La visibilité des femmes lors de ces révolutions symbolise aussi l'émergence d'un renouveau féminin qui était déjà en marche : celui de femmes qui prônent une troisième voie : à savoir celle qui allie entre leur appartenance spirituelle et leur modernité avec ses droits et ses responsabilités. Entre modernité et spiritualité, il n’y a pas à choisir, parce que tout simplement l’une ne va pas sans l’autre : la modernité sans spiritualité est sans âme …et la spiritualité sans modernité est irréaliste …

Avec ces révolutions, rien n’est encore gagné…ni pour les démocraties ni pour les femmes

Il serait encore tôt pour pouvoir faire une évaluation détaillée ou un bilan précis des changements que pourraient apporter ces révolutions aux femmes mais aussi à toutes les sociétés arabes. Mais à vrai dire les signes que l’on aperçoit ici et là ne sont pas très encourageants ! Mais, faut-il le rappeler c’est là le propre de l’histoire des lendemains de toutes les révolutions qu’a connu l’humanité et qui ont été sources de déception pour les femmes.

Les femmes, toujours présentes aux premiers rangs des grandes révolutions, se sont retrouvées par la suite marginalisées et on leur a demandé gentiment de revenir à leurs foyers. Cela a été le cas avec les révolutions Française, Russe et les luttes anticoloniales au Maghreb, c’est encore vrai aujourd’hui par exemple en Égypte où l’on tente de récupérer l’élan initial et spontané des premiers soulèvements. En effet, pendant que les jeunes femmes étaient présentes au péril de leur vie sur la place Tahrir, les militants des frères musulmans et des associations salafistes étaient bien terrés dans leurs abris alors qu’aux lendemains des législations très peu de femmes ont été proposées par ces mêmes mouvements. Mais la discrimination n’est pas le propre des seuls islamistes, elle transcende toutes les idéologies et elle a été superbement symbolisée par les «tests de virginité» imposés aux femmes présentes dans les manifestations par les militaires de ce même pays.
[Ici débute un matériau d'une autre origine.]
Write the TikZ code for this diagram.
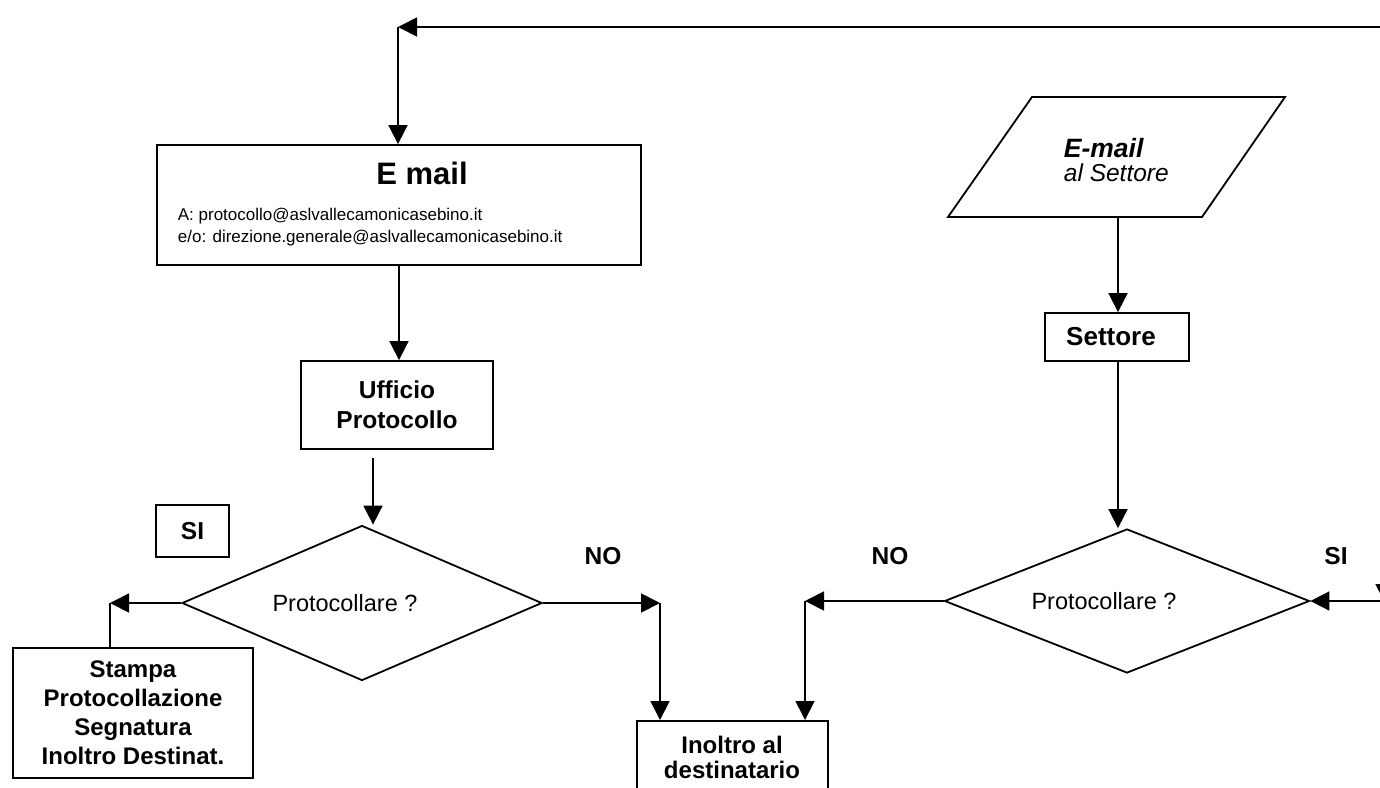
\documentclass[tikz,border=0pt]{standalone}
\usepackage{fontspec}
\setmainfont{Liberation Sans}
\usetikzlibrary{arrows.meta,shapes.geometric,calc}
\begin{document}
\begin{tikzpicture}[x=1pt,y=-1pt, line width=1.8pt,
  >={Triangle[length=19pt,width=19pt]},
  box/.style={draw, rectangle, inner sep=0pt, line width=1.8pt},
  dia/.style={draw, diamond, inner sep=0pt, line width=1.8pt},
  lbl/.style={align=center, inner sep=0pt, font=\fontsize{24.5}{30}\selectfont\bfseries},
  plain/.style={inner sep=0pt, font=\fontsize{23.5}{28}\selectfont}]
\useasboundingbox (0,0) rectangle (1380,787);
\clip (0,0) rectangle (1380,787);

% E mail box
\node[box, minimum width=484, minimum height=120] (email) at (399,205) {};
\node[inner sep=0pt, font=\fontsize{31}{36}\selectfont\bfseries] (emailT) at (422,173) {E mail};
\node[anchor=west, inner sep=0pt, font=\fontsize{17}{20}\selectfont] (emailA) at (177,216) {A: protocollo@aslvallecamonicasebino.it};
\node[anchor=west, inner sep=0pt, font=\fontsize{17}{20}\selectfont] (emailB) at (177,238) {e/o: direzione.generale@aslvallecamonicasebino.it};

% Ufficio Protocollo
\node[box, minimum width=192, minimum height=88, lbl] (uff) at (397,405) {Ufficio\\Protocollo};

% SI box
\node[box, minimum width=73, minimum height=52, lbl] (si) at (192.5,531) {SI};

% Diamond 1
\node[dia, minimum width=360, minimum height=155, aspect=2.3] (d1) at (362,603) {};
\node[plain] (d1T) at (345,603) {Protocollare ?};

% Stampa
\node[box, minimum width=240, minimum height=130, align=center, font=\fontsize{24}{29}\selectfont\bfseries] (stampa) at (133,713) {Stampa\\Protocollazione\\Segnatura\\Inoltro Destinat.};

% Inoltro
\node[box, minimum width=191, minimum height=100, anchor=north] (inoltro) at (732.5,720) {};
\node[align=center, inner sep=0pt, font=\fontsize{24}{25}\selectfont\bfseries] (inoltroT) at (732,757) {Inoltro al\\destinatario};

% Parallelogram
\coordinate (pTL) at (1032,97);
\coordinate (pTR) at (1285,97);
\coordinate (pBR) at (1202,217);
\coordinate (pBL) at (948,217);
\draw (pTL) -- (pTR) -- (pBR) -- (pBL) -- cycle;
\node[anchor=west, inner sep=0pt, font=\fontsize{26.5}{30}\selectfont\bfseries\itshape] (parT1) at (1063,148) {E-mail};
\node[anchor=west, inner sep=0pt, font=\fontsize{24.5}{28}\selectfont\itshape] (parT2) at (1063,173) {al Settore};
\coordinate (parB) at (1118,217);

% Settore
\node[box, minimum width=144, minimum height=48] (settore) at (1117,337) {};
\node[inner sep=0pt, font=\fontsize{26}{30}\selectfont\bfseries] (settoreT) at (1111,337) {Settore};

% Diamond 2
\node[dia, minimum width=365, minimum height=144, aspect=2.5] (d2) at (1127,601) {};
\node[plain] (d2T) at (1104,601) {Protocollare ?};

% Labels
\node[lbl] (no1) at (603,556) {NO};
\node[lbl] (no2) at (890,556) {NO};
\node[lbl] (si2) at (1336,556) {SI};

% Connectors
\coordinate (topL) at (398,27);
\coordinate (topR) at (1395,27);
\draw[->] (topR) -- (topL);
\draw[->] (topL) -- (topL |- email.north);
\draw[->] (email.south) -- (email.south |- uff.north);
\coordinate (uffOut) at (373,458);
\draw[->] (uffOut) -- (uffOut |- d1.north);

\coordinate (cL) at (110,603);
\draw[->] (d1.west) -- (cL);
\draw (stampa.north -| cL) -- (cL);

\coordinate (cR) at (660,603);
\draw[->] (d1.east) -- (cR);
\draw[->] (cR) -- (cR |- inoltro.north);

\coordinate (cM) at (805,601);
\draw[->] (d2.west) -- (cM);
\draw[->] (cM) -- (cM |- inoltro.north);

\coordinate (rIn) at (1395,601);
\draw[->] (rIn) -- (d2.east);
\coordinate (rTop) at (1385,480);
\coordinate (rBot) at (1385,603);
\draw[->] (rTop) -- (rBot);

\draw[->] (parB) -- (parB |- settore.north);
\draw[->] (settore.south -| parB) -- (parB |- d2.north);
\end{tikzpicture}
\end{document}
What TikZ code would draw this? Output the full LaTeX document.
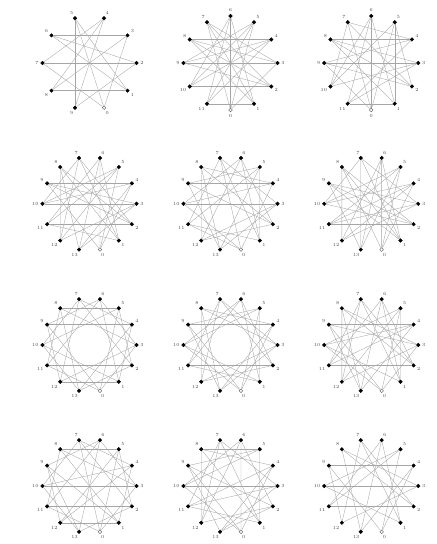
\documentclass[tikz,border=0pt]{standalone}
\usepackage[dvipsnames]{xcolor}
\usetikzlibrary{calc}

\tikzset{
    vertex/.style={circle,fill=black,draw=black,line width=0.3pt,inner sep=0pt,minimum size=1.1mm},
    vzero/.style={vertex,fill=white,draw=black!70},
    link/.style={draw=black!35,line width=0.3pt},
    vlabel/.style={font=\fontsize{4}{5}\selectfont,text=black!70,inner sep=0.3pt}
}

\begin{document}
\begin{tikzpicture}
    \pgfmathsetmacro{\radius}{1.41}
    \useasboundingbox (0,0) rectangle (13.08,16.32);
    \foreach \g/\cx/\cy/\n/\phase in {1/2.685/14.43/10/288, 2/6.915/14.43/12/270, 3/11.136/14.43/12/270,
        4/2.685/10.206/14/282.857, 5/6.915/10.206/14/282.857, 6/11.136/10.206/14/282.857,
        7/2.685/5.97/14/282.857, 8/6.915/5.97/14/282.857, 9/11.136/5.97/14/282.857,
        10/2.685/1.74/14/282.857, 11/6.915/1.74/14/282.857, 12/11.136/1.74/14/282.857}{
        \pgfmathtruncatemacro{\last}{\n-1}
        \foreach \k in {0,...,\last}{
            \pgfmathsetmacro{\ang}{\phase+360*\k/\n}
            \ifnum\k=0 \def\vstyle{vzero}\else\def\vstyle{vertex}\fi
            \node[\vstyle,label={[vlabel,label distance=0.4mm]\ang:\k}] (g\g v\k) at ($(\cx,\cy)+(\ang:\radius)$) {};
        }
    }
\foreach \i/\j in {6/3,7/2,5/9,4/8,4/9,5/1,5/0,6/1,3/8,4/7,2/6,2/9,0/7,0/3,8/1}{\draw[link] (g1v\i) -- (g1v\j);}
\foreach \i/\j in {8/4,9/3,10/2,11/1,6/11,6/1,7/0,7/3,5/0,5/9,4/10,4/11,8/1,8/2,6/10,7/2,5/10,9/2,3/0,3/8,4/9,5/11,6/0,7/1}{\draw[link] (g2v\i) -- (g2v\j);}
\foreach \i/\j in {0/5,1/6,2/7,3/8,4/9,5/10,6/11,7/0,8/1,9/2,10/3,11/4,4/8,3/9,1/11,0/6,2/5,7/10,1/5,0/9,2/8,3/11,4/7,6/10}{\draw[link] (g3v\i) -- (g3v\j);}
\foreach \i/\j in {0/5,1/6,2/7,10/3,4/9,5/10,6/11,7/12,8/13,9/0,1/8,11/2,12/3,13/4,0/6,6/13,13/3,3/9,9/2,2/8,8/12,12/5,5/11,11/1,1/7,7/10,10/4,4/0}{\draw[link] (g4v\i) -- (g4v\j);}
\foreach \i/\j in {0/4,1/5,2/6,3/7,4/8,5/9,6/10,7/11,8/12,9/13,10/0,11/1,12/2,13/3,0/7,7/1,1/6,6/12,12/3,3/10,10/4,4/9,9/2,2/8,8/13,13/5,5/11,11/0}{\draw[link] (g5v\i) -- (g5v\j);}
\foreach \i/\j in {0/6,1/7,2/8,3/9,4/10,5/11,6/12,7/13,8/0,9/1,10/2,11/3,12/4,13/5,0/4,4/11,11/2,2/9,9/13,13/6,6/1,1/8,8/12,12/3,3/7,7/10,10/5,5/0}{\draw[link] (g6v\i) -- (g6v\j);}
\foreach \i/\j in {0/3,1/4,2/5,3/6,4/7,5/8,6/9,7/10,8/11,9/12,10/13,11/0,12/1,13/2,0/5,1/6,2/7,3/8,4/9,5/10,6/11,7/12,8/13,9/0,10/1,11/2,12/3,13/4}{\draw[link] (g7v\i) -- (g7v\j);}
\foreach \i/\j in {0/4,1/5,2/6,3/7,4/8,5/9,6/10,7/11,8/12,9/13,10/0,11/1,12/2,13/3,0/5,1/6,2/7,3/8,4/9,5/10,6/11,7/12,8/13,9/0,10/1,11/2,12/3,13/4}{\draw[link] (g8v\i) -- (g8v\j);}
\foreach \i/\j in {0/5,1/6,2/7,3/8,4/9,5/10,6/11,7/12,8/13,9/0,10/1,11/2,12/3,13/4,0/3,3/9,9/13,13/6,6/2,2/8,8/12,12/5,5/1,1/7,7/11,11/4,4/10,10/0}{\draw[link] (g9v\i) -- (g9v\j);}
\foreach \i/\j in {0/3,1/4,2/5,3/6,4/7,5/8,6/9,7/10,8/11,9/12,10/13,11/0,12/1,13/2,0/7,1/9,2/11,3/8,4/10,5/12,6/13,0/5,1/8,2/7,3/10,4/12,6/11,9/13}{\draw[link] (g10v\i) -- (g10v\j);}
\foreach \i/\j in {0/4,1/5,2/6,3/7,4/8,5/9,6/10,7/11,8/12,9/13,10/0,11/1,12/2,13/3,0/6,1/8,2/9,3/11,4/13,5/10,7/12,0/9,1/7,2/13,3/10,4/11,5/8,6/12}{\draw[link] (g11v\i) -- (g11v\j);}
\foreach \i/\j in {0/5,1/6,2/7,3/8,4/9,5/10,6/11,7/12,8/13,9/0,10/1,11/2,12/3,13/4,0/4,1/7,2/8,3/10,5/11,6/13,9/12}{\draw[link] (g12v\i) -- (g12v\j);}

\end{tikzpicture}
\end{document}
Au Maroc, malgré les réformes de la Moudawana, les revendications des jeunes du 20 février, la constitution avec son article 19 qui stipule l’égalité entre les femmes et les hommes, le constat dans la réalité politique est assez décevant, puisque l’on ne retrouve qu’une seule femme dans le gouvernement marocain. Mais en même temps et c’est là l’un des exemples du paradoxe du Maroc, au lendemain de la nomination de ce gouvernement presque sans femmes, c’est une femme, Nabila Mounib, qui est à la tête d’un parti politique PSU, une première dans l’histoire de ce pays !

Les femmes arabes à travers ces révolutions se sont donc révoltées contre deux discours, celui de la lecture culturelle traditionaliste et celui des despotismes politiques. C’est dans ce sens qu’Il faudrait, continuer à lutter pour déconstruire cette double composante : celle des inégalités sociopolitiques et celles des discriminations sexistes traditionnelles. Et c’est évidemment en travaillant sur ces deux volets démocratie et réformisme religieux que les transformations sociales peuvent avoir des chances de véritablement se concrétiser au sein de la réalité du terrain.

Il y aura surement encore d’énormes résistances à ce processus d’émancipation mais la dynamique est déjà en marche et rien ni personne ne peut inverser le cours de l’histoire quand le changement est là…

Visiter le site de l'auteur: http://www.asma-lamrabet.com

Madame Youssef Amrani
Auteur : simontemplar
Date : le 19 février 2012 à 15h42

Mme. Asma Lamrabet, sera certainement dans un avenir trés proche Ministre comme son mari, Monsieur Youssef Amrari Ministre Delegué aux Affaires Etrangeres, au Maroc tou monde cherche la meme.
Où sont les femmes ???
Auteur : JusteCjuste
Date : le 16 février 2012 à 18h08
Comme dit Patrick Juvet, "où sont les femmes", Pratiquement inexistantes dans les gouvernements arabes, c'est une façon de faire comprendre que la femme n'a pas sa place dans la société active, "elle" doit se cacher, mais pas "lui".
avec les nouveaux gouvernements formés après les révoltes arabes, cela sera pire que avant, c'est les femmes que vont souffrir plus.
Article
Auteur : Batignolles
Date : le 16 février 2012 à 11h01
Merci Madame Asma Lamrabet. excellent article.
Révolutions ou Régression?
Auteur : khayyam28
Date : le 15 février 2012 à 20h46
Je ne comprends pas. Pour moi, le monde arabe est pire qu'il ne l'était! Quel est la part des femmes ds les nouveaux gouvernements?????

Tant que la femme se sentira obligée de se mettre un fichu sur la tête pour se sentir respectée sois-disant, le monde arabe ne s'améliorera pas.

Tunisie, Egypte, Lybie et Maroc: Je ne note aucune amélioration de la situation des femmes, bien au contraire!